> _RAW DATA_:
--- --- ---
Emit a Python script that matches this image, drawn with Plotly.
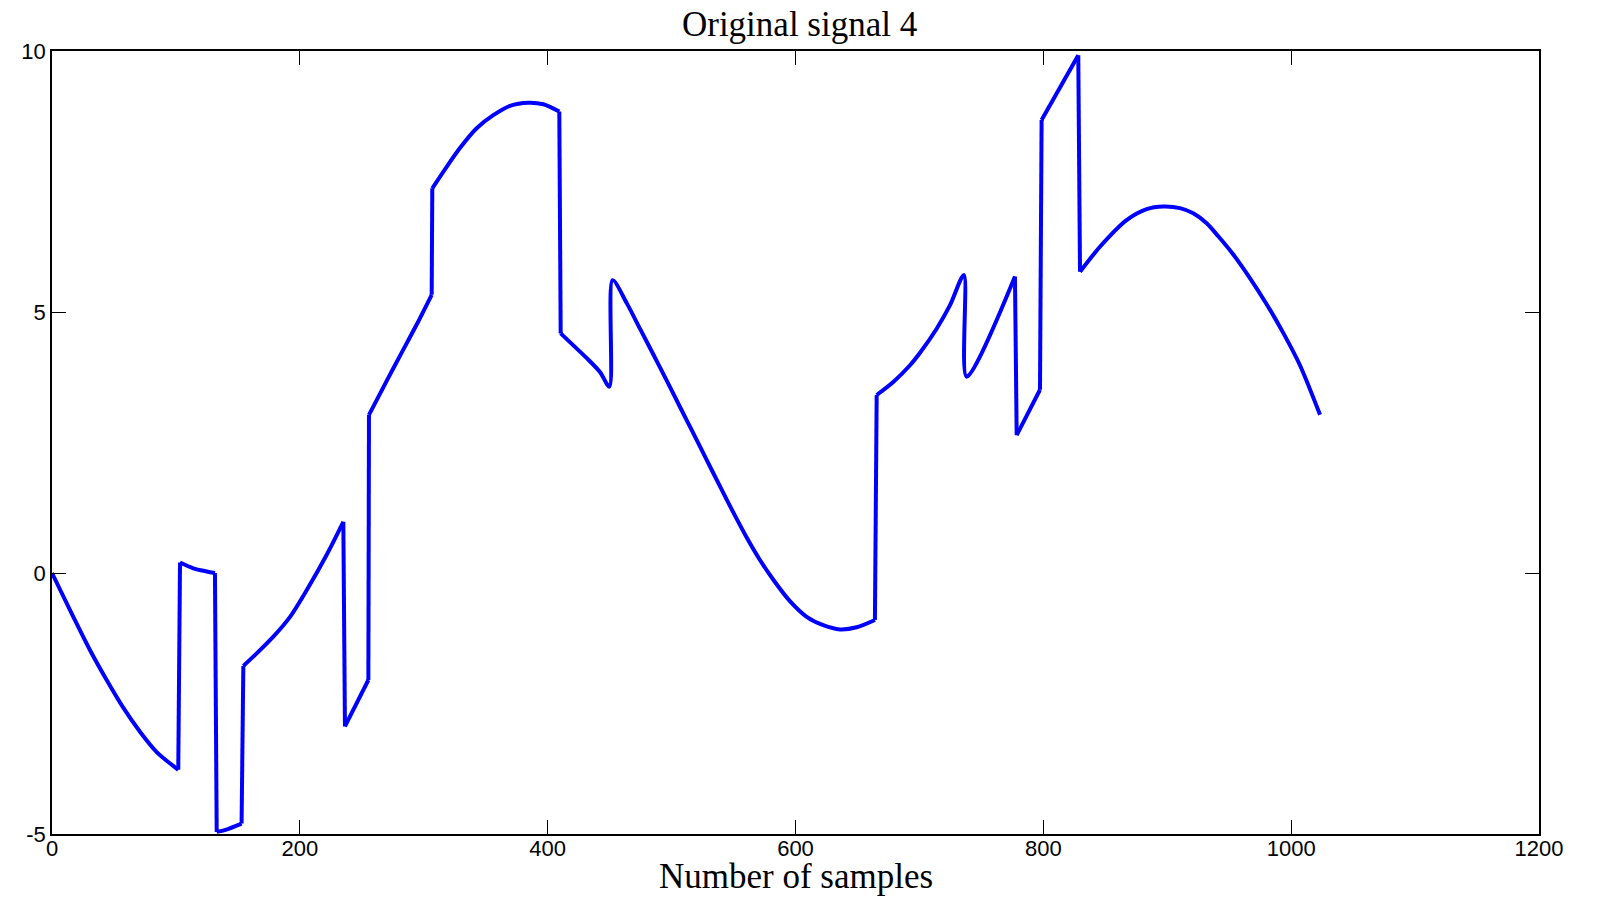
import plotly.graph_objects as go

# Sample index (x) and signal value (y)
sample_idx = [
    0, 17.2, 30.7, 44.1, 57.5, 71.0, 84.5, 101.9,
    103.3, 114.0, 124.8, 131.5,
    132.9, 140, 153,
    154.4, 165.2, 178.6, 192.1, 205.5, 221.7, 235.1,
    236.4, 255.3,
    255.8, 270.1, 280.8, 294.3, 306.4,
    306.9, 318.5, 329.2, 342.7, 356.1, 369.6, 384.4, 396.5, 409.4,
    410.5, 420.7, 431.4, 442.2, 449.8,
    452.4, 463.8, 474.5, 485.2, 496.0, 506.8, 517.5, 528.2, 539.1, 549.8,
    560.6, 571.3, 582.1, 595.5, 609, 622.4, 635.9, 649.3, 664.1,
    665.5, 678.9, 692.4, 700.5, 713.9, 724.7, 735.9,
    738.1, 777.1,
    778.5, 797.3,
    798.6, 828.2,
    829.6, 845.7, 867.2, 883.4, 896.8, 910.3, 921, 931.8, 941.2, 953.3,
    966.7, 980.2, 993.6, 1007.1, 1023.3,
]
signal = [
    0.0, -0.84, -1.48, -2.05, -2.58, -3.04, -3.43, -3.77,
    0.20, 0.09, 0.03, 0.0,
    -4.96, -4.92, -4.80,
    -1.78, -1.54, -1.22, -0.84, -0.33, 0.35, 0.98,
    -2.94, -2.05,
    3.03, 3.68, 4.16, 4.76, 5.33,
    7.37, 7.78, 8.14, 8.52, 8.77, 8.95, 9.01, 8.98, 8.84,
    4.59, 4.36, 4.12, 3.85, 3.57,
    5.61, 5.17, 4.68, 4.19, 3.69, 3.18, 2.68, 2.17, 1.66, 1.16,
    0.68, 0.25, -0.13, -0.54, -0.84, -1.00, -1.08, -1.04, -0.90,
    3.41, 3.66, 3.98, 4.22, 4.68, 5.13, 5.71,
    3.76, 5.68,
    2.64, 3.51,
    8.68, 9.92,
    5.77, 6.25, 6.76, 6.97, 7.02, 6.99, 6.89, 6.70, 6.45, 6.10,
    5.65, 5.15, 4.60, 3.98, 3.03,
]

x_ticks = [0, 200, 400, 600, 800, 1000, 1200]
y_ticks = [-5, 0, 5, 10]

BLUE = "#0000FF"
LW = 4

# split the signal into continuous pieces at the jumps (consecutive samples)
starts = [0] + [i + 1 for i in range(len(sample_idx) - 1)
                if sample_idx[i + 1] - sample_idx[i] < 2]
ends = starts[1:] + [len(sample_idx)]

fig = go.Figure()
# jump connectors (straight)
for s in starts[1:]:
    fig.add_trace(go.Scatter(
        x=sample_idx[s - 1:s + 1], y=signal[s - 1:s + 1], mode="lines",
        line=dict(color=BLUE, width=LW), showlegend=False, hoverinfo="skip",
    ))
# smooth pieces
for s, e in zip(starts, ends):
    fig.add_trace(go.Scatter(
        x=sample_idx[s:e], y=signal[s:e], mode="lines",
        line=dict(color=BLUE, width=LW, shape="spline", smoothing=0.8),
        showlegend=False, hoverinfo="x+y",
    ))

axis_common = dict(
    showline=True, linecolor="black", linewidth=1.5, mirror="ticks",
    ticks="inside", ticklen=14, tickwidth=1, tickcolor="black",
    showgrid=False, zeroline=False, automargin=False,
    tickfont=dict(family="Liberation Sans, Arial, sans-serif", size=22, color="black"),
)

serif = "Liberation Serif, Times New Roman, serif"

# the page body adds an 8px offset, so the figure is 8px smaller
W, H = 1595, 893
fig.update_layout(
    width=W, height=H,
    paper_bgcolor="white", plot_bgcolor="white",
    margin=dict(l=44, r=64, t=43, b=67),
    title=dict(
        text="Original signal 4", x=0.4963, xanchor="center", y=0.982, yanchor="middle",
        font=dict(family=serif, size=35, color="black"),
    ),
    xaxis=dict(
        range=[0, 1200], tickvals=x_ticks, ticktext=[str(v) for v in x_ticks],
        ticklabelstandoff=-6,
        **axis_common,
    ),
    yaxis=dict(
        range=[-5, 10], tickvals=y_ticks, ticktext=[str(v) for v in y_ticks],
        **axis_common,
    ),
    annotations=[dict(
        text="Number of samples", xref="paper", yref="paper",
        x=0.5, y=-42 / 783, xanchor="center", yanchor="middle", showarrow=False,
        font=dict(family=serif, size=35, color="black"),
    )],
)

fig.write_html("out.html")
--- --- ---
> _WORK TO COMPLETE_: Copy each line in full and exactly, omitting any picture.

> _WORKED ANSWER_:
Emit a Python script that matches this image, drawn with Plotly.
import plotly.graph_objects as go

# Sample index (x) and signal value (y)
sample_idx = [
    0, 17.2, 30.7, 44.1, 57.5, 71.0, 84.5, 101.9,
    103.3, 114.0, 124.8, 131.5,
    132.9, 140, 153,
    154.4, 165.2, 178.6, 192.1, 205.5, 221.7, 235.1,
    236.4, 255.3,
    255.8, 270.1, 280.8, 294.3, 306.4,
    306.9, 318.5, 329.2, 342.7, 356.1, 369.6, 384.4, 396.5, 409.4,
    410.5, 420.7, 431.4, 442.2, 449.8,
    452.4, 463.8, 474.5, 485.2, 496.0, 506.8, 517.5, 528.2, 539.1, 549.8,
    560.6, 571.3, 582.1, 595.5, 609, 622.4, 635.9, 649.3, 664.1,
    665.5, 678.9, 692.4, 700.5, 713.9, 724.7, 735.9,
    738.1, 777.1,
    778.5, 797.3,
    798.6, 828.2,
    829.6, 845.7, 867.2, 883.4, 896.8, 910.3, 921, 931.8, 941.2, 953.3,
    966.7, 980.2, 993.6, 1007.1, 1023.3,
]
signal = [
    0.0, -0.84, -1.48, -2.05, -2.58, -3.04, -3.43, -3.77,
    0.20, 0.09, 0.03, 0.0,
    -4.96, -4.92, -4.80,
    -1.78, -1.54, -1.22, -0.84, -0.33, 0.35, 0.98,
    -2.94, -2.05,
    3.03, 3.68, 4.16, 4.76, 5.33,
    7.37, 7.78, 8.14, 8.52, 8.77, 8.95, 9.01, 8.98, 8.84,
    4.59, 4.36, 4.12, 3.85, 3.57,
    5.61, 5.17, 4.68, 4.19, 3.69, 3.18, 2.68, 2.17, 1.66, 1.16,
    0.68, 0.25, -0.13, -0.54, -0.84, -1.00, -1.08, -1.04, -0.90,
    3.41, 3.66, 3.98, 4.22, 4.68, 5.13, 5.71,
    3.76, 5.68,
    2.64, 3.51,
    8.68, 9.92,
    5.77, 6.25, 6.76, 6.97, 7.02, 6.99, 6.89, 6.70, 6.45, 6.10,
    5.65, 5.15, 4.60, 3.98, 3.03,
]

x_ticks = [0, 200, 400, 600, 800, 1000, 1200]
y_ticks = [-5, 0, 5, 10]

BLUE = "#0000FF"
LW = 4

# split the signal into continuous pieces at the jumps (consecutive samples)
starts = [0] + [i + 1 for i in range(len(sample_idx) - 1)
                if sample_idx[i + 1] - sample_idx[i] < 2]
ends = starts[1:] + [len(sample_idx)]

fig = go.Figure()
# jump connectors (straight)
for s in starts[1:]:
    fig.add_trace(go.Scatter(
        x=sample_idx[s - 1:s + 1], y=signal[s - 1:s + 1], mode="lines",
        line=dict(color=BLUE, width=LW), showlegend=False, hoverinfo="skip",
    ))
# smooth pieces
for s, e in zip(starts, ends):
    fig.add_trace(go.Scatter(
        x=sample_idx[s:e], y=signal[s:e], mode="lines",
        line=dict(color=BLUE, width=LW, shape="spline", smoothing=0.8),
        showlegend=False, hoverinfo="x+y",
    ))

axis_common = dict(
    showline=True, linecolor="black", linewidth=1.5, mirror="ticks",
    ticks="inside", ticklen=14, tickwidth=1, tickcolor="black",
    showgrid=False, zeroline=False, automargin=False,
    tickfont=dict(family="Liberation Sans, Arial, sans-serif", size=22, color="black"),
)

serif = "Liberation Serif, Times New Roman, serif"

# the page body adds an 8px offset, so the figure is 8px smaller
W, H = 1595, 893
fig.update_layout(
    width=W, height=H,
    paper_bgcolor="white", plot_bgcolor="white",
    margin=dict(l=44, r=64, t=43, b=67),
    title=dict(
        text="Original signal 4", x=0.4963, xanchor="center", y=0.982, yanchor="middle",
        font=dict(family=serif, size=35, color="black"),
    ),
    xaxis=dict(
        range=[0, 1200], tickvals=x_ticks, ticktext=[str(v) for v in x_ticks],
        ticklabelstandoff=-6,
        **axis_common,
    ),
    yaxis=dict(
        range=[-5, 10], tickvals=y_ticks, ticktext=[str(v) for v in y_ticks],
        **axis_common,
    ),
    annotations=[dict(
        text="Number of samples", xref="paper", yref="paper",
        x=0.5, y=-42 / 783, xanchor="center", yanchor="middle", showarrow=False,
        font=dict(family=serif, size=35, color="black"),
    )],
)

fig.write_html("out.html")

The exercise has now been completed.